Todd Brassner was a Trump Tower resident for more than two decades and clashed with Donald Trump on numerous occasions. Most recently, Brassner was unhappy with changes to his home that occurred as a result of Trump’s election victory. His friends say he wanted to sell the apartment he’d purchased in the building, and complained that the property value had fallen since Trump was chosen as President of the United States. In April, Brassner died in a fire in that same apartment, where a loophole in building codes allowed Trump to forego the installation of sprinklers for just such an emergency. Now the Trump Organization is suing Brassner’s estate.

Haaretz profiled the victim shortly after his death, speaking to Brassner’s friends and sharing some background on his previous clashes with Trump. These included Trump calling Brassner a “crazy Jew,” and Brassner characterizing the maintenance issues in the apartment (such as an overflowing sink shortly after he moved in) as creating, in his words, a “living hell.”

Donald Trump Organization sues fire victim
Photo Credit: Paulo JC Nogueira via Wikimedia Commons

Only a month before he died, Brassner reportedly lamented to a friend that he was having difficulty selling the apartment, which the Washington Post reports was said to be due in part to a decline in interest because of various changes, such as armed security, around the building.
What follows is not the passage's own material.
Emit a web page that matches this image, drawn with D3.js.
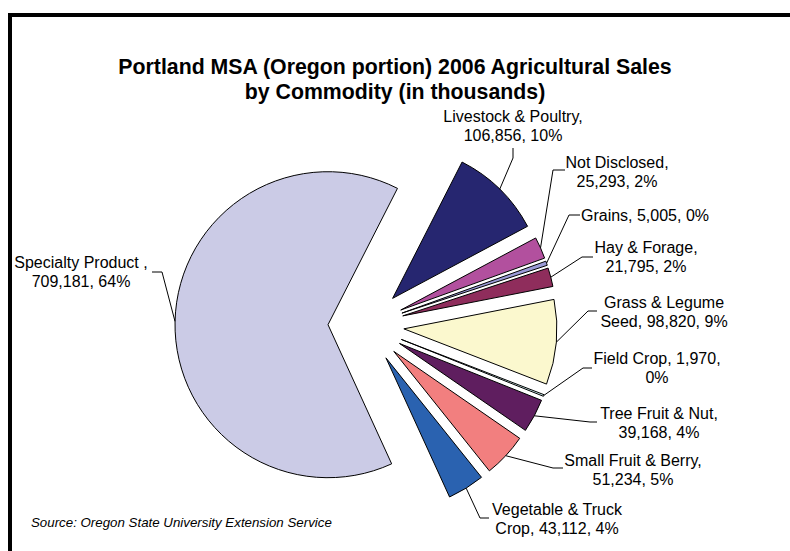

Stephen Dwire, Brassner’s friend, said, “…when people heard it was a Trump building, he couldn’t give it away.”

Though Brassner had reportedly been having financial problems before his death, the New York Post reported that his personal belongings were quite valuable, leaving a substantial estate.

Now, according to the NY Post, the Trump Organization will attempt to collect on a portion of that estate, suing Brassner for $90k, saying that the money represents unpaid fees dating from 2015.

The Trump Organization and Todd Brassner’s heirs are reportedly also engaged in litigation over ownership of the apartment he left behind.